CEOs Are More Energetic and Comfortable with Complexity, Report Suggests

By Rebecca R. Hastings, SPHR Mar 31, 2008

​Research from leadership consulting firm Personnel Decisions International (PDI) provides insight into just how different those who make it to the very top are from other leaders.

PDI compared a sample of 148 CEOs who participated in PDI assessments to a much larger sample of 9,226 senior executives and first-level leaders who were also assessed by PDI.

During the assessment, leaders completed the Global Personality Inventory (GPI) and the Leadership Experiences Inventory (LEI). The GPI measures personality traits shown to be predictive of work performance while the LEI measures leadership experiences shown to have high developmental value.

The results, released March 11, 2008, found that CEOs differ from other executive leaders in cutting through complexity, maintaining high energy levels, having a desire to be in charge and possessing the ability to persuade others.
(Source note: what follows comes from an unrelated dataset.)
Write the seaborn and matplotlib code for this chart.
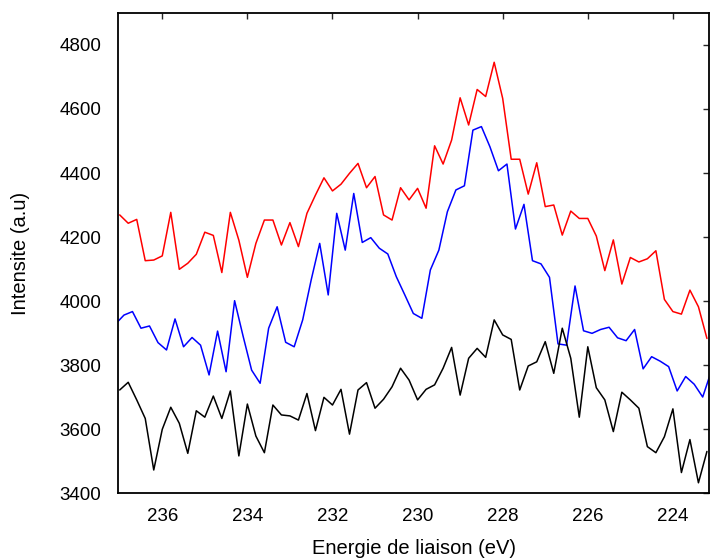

The PDI study also found that CEOs are less passive-aggressive and do less micro-managing than other leaders.

"Many of the best and brightest business leaders have a drive to get to the CEO level," said Stuart Crandell, Ph.D., vice president and practice leader at PDI, in a press release. "We wanted to examine what the select few who make it to the top possess that others lack."

CEO Personalities Match the Job

CEOs differed most strongly from other leaders on several key personality traits:

  • CEOs reported a higher ability to understand complex, ambiguous information by analyzing and detecting systematic themes. They are better able to find patterns in data that may seem initially unsystematic, quickly cutting through extraneous information to find trends and themes.
  • CEOs reported higher energy levels, showing a preference for being highly active, needing to keep busy at all times, and being energized by challenge or change. CEOs also tend to need and like less down time.
  • CEOs scored higher on their desire to be in charge, make decisions and take responsibility for leading others. Although all leaders show an elevated desire to be in charge when compared to people not in leadership positions, CEOs as a group scored much higher than other leaders.
  • CEOs scored higher on their ability to be persuasive. They excel at gaining support and commitment from others. They are effective negotiators, able to get others to view things in a certain way.

"Today's CEOs have the weight of the world on their shoulders—keeping a business viable and successful in changing economic circumstances, meeting board and shareholder expectations and predicting consumer preferences that could change the direction of the company. This research gives us some insight into what kind of person can lead at this level," added Bob Muschewske, senior vice president and executive consultant at PDI, the company's top consultant for CEOs.

CEO Experience Differs

Although CEOs had more experience of all types, including managing operations, managing tough challenges, mentoring others, and serving in outside leadership roles, such as community or political organizations, two types of experience differentiated CEOs from other leaders:

  • CEOs had significantly more experience than other leaders in successfully handling high-visibility, high-risk situations; those with a high risk of failure as well as the possibility of significant returns.
  • CEOs had more experience growing the business, such as acquisitions and market expansions.

"You have to want to be at the top to be a successful CEO. This is not a role you want to accidentally fall into," Muschewske noted. "Top leaders are comfortable calling the shots, persuading others about the decisions they think are right and taking the responsibility that goes along with the power position."

Why CEO Traits Matter

CEOs tend to be well-suited for their leadership demands and challenges. For example, one key leadership challenge is the need to sift through ambiguous, complex, quickly changing information to find meaningful trends and themes.

"CEOs need to be able to digest a great deal of information quickly and determine which pieces of information indicate trends or themes that are important to the business. Finding vital information from seemingly unsystematic or extraneous information is an essential skill in running a business and predicting potential challenges," Muschewske added.

And with long hours, a global economy and travel demands, a CEO's work happens 24 hours a day. A preference for keeping busy allows CEOs to meet the specific time challenges of the top role in ways that invigorate and motivate them.

CEOs also tend to embrace the adage, "the buck stops here," and are willing to take responsibility for making tough decisions. At the same time, they gain support and commitment through inspiration and persuasion, not by issuing commands. CEOs balance leadership by an internal drive to lead others through honed persuasive skills that allow them to gain buy-in and bring differing parties together to accomplish results.

Type of Experience Matters

"Of course, possessing these traits alone does not guarantee one will make it to the CEO position. It also doesn't mean that if you lack these traits, you cannot fit the role," Crandell added.

PDI found that the type of experience—and not just years of experience—is critical.

"For those with their eye on the CEO job, experiences that are high risk with potential high return for the company and experiences that are highly visible throughout the organization tend to help an individual be prepared to take on the responsibilities of leading the company," Crandell said.

This means senior leaders aspiring for the top job need to set their sights on the types of opportunities which will give them the greatest exposure in the most challenging types of roles.

Rebecca R. Hastings, SPHR, is manager of SHRM’s Business Leadership Focus Area.